Was Minnesota’s pitching still strong? Definitely.
Was Chicago’s defense still incompetent? Very much fortunately.
Was it fun to watch Ryan Jeffers motoring around the bases? One hundred percent.
Jeffers twice advanced three bases on one ball in play, both times contributing to Twins runs, and both times reminding everyone how much fun it is to watch players not blessed with elite speed still giving it their all on the bases.
Leading off the fourth, Jeffers lofted a fly to Gavin Sheets out in right; Sheets tripped over his own feet trying to get under the ball, and Jeffers hustled all the way to third for a triple.
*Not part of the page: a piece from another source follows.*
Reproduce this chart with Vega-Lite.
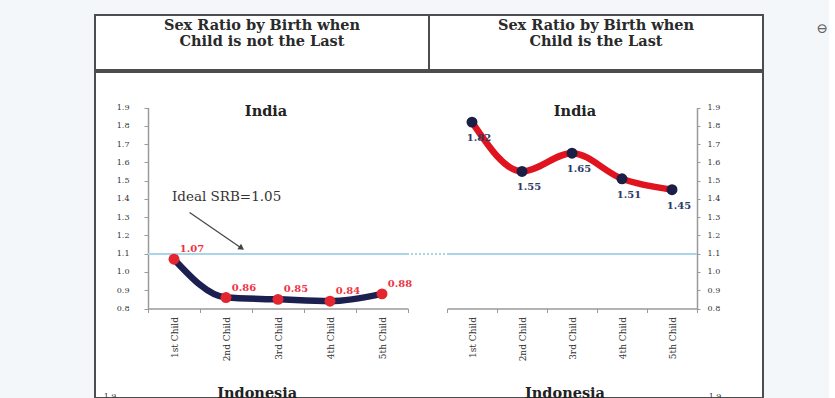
{
  "$schema": "https://vega.github.io/schema/vega-lite/v6.json",
  "background": "#f4f7fa",
  "padding": {"left": 90, "top": 13, "right": 0, "bottom": 0},
  "config": {
    "font": "DejaVu Serif",
    "concat": {"spacing": -3},
    "axis": {
      "labelFont": "DejaVu Serif",
      "labelColor": "#333333",
      "domainColor": "#9a9a9a",
      "domainWidth": 1.5,
      "tickColor": "#9a9a9a",
      "grid": false,
      "title": null
    }
  },
  "datasets": {
    "header": [
      {"col": "notLast", "text": "Sex Ratio by Birth when\nChild is not the Last"},
      {"col": "last", "text": "Sex Ratio by Birth when\nChild is the Last"}
    ],
    "notLast": [
      {"child": "1st Child", "srb": 1.07, "label": "1.07"},
      {"child": "2nd Child", "srb": 0.86, "label": "0.86"},
      {"child": "3rd Child", "srb": 0.85, "label": "0.85"},
      {"child": "4th Child", "srb": 0.84, "label": "0.84"},
      {"child": "5th Child", "srb": 0.88, "label": "0.88"}
    ],
    "last": [
      {"child": "1st Child", "srb": 1.82, "label": "1.82"},
      {"child": "2nd Child", "srb": 1.55, "label": "1.55"},
      {"child": "3rd Child", "srb": 1.65, "label": "1.65"},
      {"child": "4th Child", "srb": 1.51, "label": "1.51"},
      {"child": "5th Child", "srb": 1.45, "label": "1.45"}
    ]
  },
  "vconcat": [
    {
      "width": 668,
      "height": 55,
      "view": {"fill": "white", "stroke": "#4d4d4d", "strokeWidth": 2},
      "data": {"name": "header"},
      "layer": [
        {
          "mark": {"type": "text", "font": "DejaVu Serif", "fontWeight": "bold", "fontSize": 14.5, "lineHeight": 16, "lineBreak": "\n", "dy": -16.5, "color": "#2a2a2a"},
          "encoding": {
            "x": {"field": "col", "type": "nominal", "scale": {"type": "band", "domain": ["notLast", "last"], "paddingInner": 0, "paddingOuter": 0}, "axis": null},
            "text": {"field": "text"}
          }
        },
        {
          "mark": {"type": "rule", "color": "#4d4d4d", "strokeWidth": 2},
          "encoding": {"x": {"datum": "last", "type": "nominal", "bandPosition": 0}}
        },
        {
          "data": {"values": [{"col": "last", "icon": "⊖"}]},
          "mark": {"type": "text", "fontSize": 14, "color": "#666666", "dx": 59, "dy": -14},
          "encoding": {
            "x": {"field": "col", "type": "nominal", "bandPosition": 1},
            "text": {"field": "icon"}
          }
        }
      ]
    },
    {
      "width": 668,
      "height": 326,
      "view": {"fill": "white", "stroke": "#4d4d4d", "strokeWidth": 2},
      "resolve": {"scale": {"x": "independent"}, "axis": {"x": "independent", "y": "independent"}},
      "layer": [
        {
          "data": {"name": "notLast"},
          "encoding": {
            "x": {
              "field": "child", "type": "nominal",
              "scale": {"type": "band", "domain": ["1st Child", "2nd Child", "3rd Child", "4th Child", "5th Child"], "range": [53, 313], "paddingInner": 0, "paddingOuter": 0},
              "axis": {"orient": "bottom", "offset": -89.5, "labelAngle": -90, "labelFontSize": 9, "tickBand": "extent", "tickSize": 4, "labelPadding": 4}
            },
            "y": {
              "field": "srb", "type": "quantitative",
              "scale": {"domain": [0.8, 1.9], "range": [236.5, 35.5], "nice": false, "zero": false},
              "axis": {"orient": "left", "offset": -53, "values": [0.8, 0.9, 1.0, 1.1, 1.2, 1.3, 1.4, 1.5, 1.6, 1.7, 1.8, 1.9], "format": ".1f", "labelFontSize": 8, "tickSize": 4, "labelPadding": 15}
            }
          },
          "layer": [
            {
              "mark": {"type": "rule", "color": "#a6d6e9", "strokeWidth": 1.5},
              "encoding": {
                "x": {"datum": "1st Child", "bandPosition": 0},
                "x2": {"datum": "5th Child", "bandPosition": 1},
                "y": {"datum": 1.1}
              }
            },
            {
              "mark": {"type": "line", "interpolate": "monotone", "color": "#1b2050", "strokeWidth": 6.5}
            },
            {
              "mark": {"type": "circle", "color": "#e3262f", "size": 120, "opacity": 1}
            },
            {
              "mark": {"type": "text", "color": "#ee3344", "fontWeight": "bold", "fontSize": 10, "dx": 18, "dy": -10},
              "encoding": {"text": {"field": "label"}}
            },
            {
              "data": {"values": [{"child": "1st Child", "srb": 1.41, "note": "Ideal SRB=1.05"}]},
              "mark": {"type": "text", "align": "left", "fontSize": 13.5, "color": "#333333"},
              "encoding": {
                "x": {"field": "child", "type": "nominal", "bandPosition": 0.46},
                "text": {"field": "note"}
              }
            },
            {
              "data": {"values": [{"child": "1st Child", "srb": 1.325}, {"child": "2nd Child", "srb": 1.13}]},
              "mark": {"type": "line", "color": "#444444", "strokeWidth": 1.2},
              "encoding": {"x": {"field": "child", "type": "nominal", "bandPosition": 0.8}}
            },
            {
              "data": {"values": [{"child": "2nd Child", "srb": 1.13}]},
              "mark": {"type": "point", "shape": "triangle-right", "filled": true, "angle": 34, "size": 45, "color": "#444444", "opacity": 1},
              "encoding": {"x": {"field": "child", "type": "nominal", "bandPosition": 0.8}}
            },
            {
              "data": {"values": [{"child": "3rd Child", "srb": 1.877, "title": "India"}]},
              "mark": {"type": "text", "fontWeight": "bold", "fontSize": 14.5, "color": "#222222"},
              "encoding": {
                "x": {"field": "child", "type": "nominal", "bandPosition": 0.27},
                "text": {"field": "title"}
              }
            },
            {
              "data": {"values": [{"child": "3rd Child", "srb": 0.37, "title": "Indonesia"}]},
              "mark": {"type": "text", "fontWeight": "bold", "fontSize": 14.5, "color": "#222222", "baseline": "top", "clip": true},
              "encoding": {
                "x": {"field": "child", "type": "nominal", "bandPosition": 0.1},
                "text": {"field": "title"}
              }
            },
            {
              "data": {"values": [{"child": "1st Child", "srb": 0.34, "tick": "1.9"}]},
              "mark": {"type": "text", "fontSize": 8, "color": "#333333", "baseline": "top", "clip": true},
              "encoding": {
                "x": {"field": "child", "type": "nominal", "bandPosition": -0.73},
                "text": {"field": "tick"}
              }
            }
          ]
        },
        {
          "data": {"name": "last"},
          "encoding": {
            "x": {
              "field": "child", "type": "nominal",
              "scale": {"type": "band", "domain": ["1st Child", "2nd Child", "3rd Child", "4th Child", "5th Child"], "range": [352, 602], "paddingInner": 0, "paddingOuter": 0},
              "axis": {"orient": "bottom", "offset": -89.5, "labelAngle": -90, "labelFontSize": 9, "tickBand": "extent", "tickSize": 4, "labelPadding": 4}
            },
            "y": {
              "field": "srb", "type": "quantitative",
              "scale": {"domain": [0.8, 1.9], "range": [236.5, 35.5], "nice": false, "zero": false},
              "axis": {"orient": "right", "offset": -66, "values": [0.8, 0.9, 1.0, 1.1, 1.2, 1.3, 1.4, 1.5, 1.6, 1.7, 1.8, 1.9], "format": ".1f", "labelFontSize": 8, "tickSize": 3, "labelPadding": 7}
            }
          },
          "layer": [
            {
              "mark": {"type": "rule", "color": "#a6d6e9", "strokeWidth": 1.5, "strokeDash": [2, 2]},
              "encoding": {
                "x": {"datum": "1st Child", "bandPosition": -0.8},
                "x2": {"datum": "1st Child", "bandPosition": 0},
                "y": {"datum": 1.1}
              }
            },
            {
              "mark": {"type": "rule", "color": "#a6d6e9", "strokeWidth": 1.5},
              "encoding": {
                "x": {"datum": "1st Child", "bandPosition": 0},
                "x2": {"datum": "5th Child", "bandPosition": 1},
                "y": {"datum": 1.1}
              }
            },
            {
              "mark": {"type": "line", "interpolate": "monotone", "color": "#e0141e", "strokeWidth": 6.5}
            },
            {
              "mark": {"type": "circle", "color": "#1b1f45", "size": 120, "opacity": 1}
            },
            {
              "mark": {"type": "text", "color": "#2b3a67", "fontWeight": "bold", "fontSize": 10, "dx": 7, "dy": 16},
              "encoding": {"text": {"field": "label"}}
            },
            {
              "data": {"values": [{"child": "3rd Child", "srb": 1.877, "title": "India"}]},
              "mark": {"type": "text", "fontWeight": "bold", "fontSize": 14.5, "color": "#222222"},
              "encoding": {
                "x": {"field": "child", "type": "nominal", "bandPosition": 0.56},
                "text": {"field": "title"}
              }
            },
            {
              "data": {"values": [{"child": "3rd Child", "srb": 0.37, "title": "Indonesia"}]},
              "mark": {"type": "text", "fontWeight": "bold", "fontSize": 14.5, "color": "#222222", "baseline": "top", "clip": true},
              "encoding": {
                "x": {"field": "child", "type": "nominal", "bandPosition": 0.36},
                "text": {"field": "title"}
              }
            },
            {
              "data": {"values": [{"child": "5th Child", "srb": 0.34, "tick": "1.9"}]},
              "mark": {"type": "text", "fontSize": 8, "color": "#333333", "baseline": "top", "clip": true},
              "encoding": {
                "x": {"field": "child", "type": "nominal", "bandPosition": 1.36},
                "text": {"field": "tick"}
              }
            }
          ]
        }
      ]
    }
  ]
}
After Trevor Larnach fouled out, Kyle Farmer took a Lucas Giolito fastball to the face, stopping play for a few minutes and unfortunately forcing him from the game. Eddie Julien (per the broadcast, he has said it’s OK for media and fans to call him Eddie) followed with a walk before Michael A. Taylor grounded to first baseman Andrew Vaughn, who stepped on first but fumbled the ball before he could throw home to try and catch Jeffers crossing the plate.
Four innings later, after Jeffers led off with a single and Larnach struck out, Willi Castro doubled into the gap in right-center; Jeffers, off on contact, beat the throw home by an instant. The Twins added an insurance run when Castro moved to third on Matt Wallner’s flyout and scored on Taylor’s single, but that run didn’t involve a slower guy at a dead run, so that wasn’t as fun.
On the mound, Sonny Gray allowed just three hits over five innings, and Jorge Alcala, Jorge López, and Griffin Jax each threw a scoreless inning in relief. Jhoan Duran did not pitch a scoreless inning, allowing a two-out solo shot to Lenyn Sosa, but got Seby Zavala to ground out on the next pitch to end the game.
(On the injury front, Farmer is reported to have suffered a jaw injury, while Byron Buxton also left the game after a baserunning collision with Sosa.)
SP Sonny Gray: 5 IP, 3 H, 0 R, 2 BB, 5 K
Donovan Solano, Ryan Jeffers, Willi Castro, Michael A. Taylor: 2 hits apiece
Comment of the Game goes to Brandon Brooks for reminding us of the literary glory that is “Danny Santana Takes a Walk.”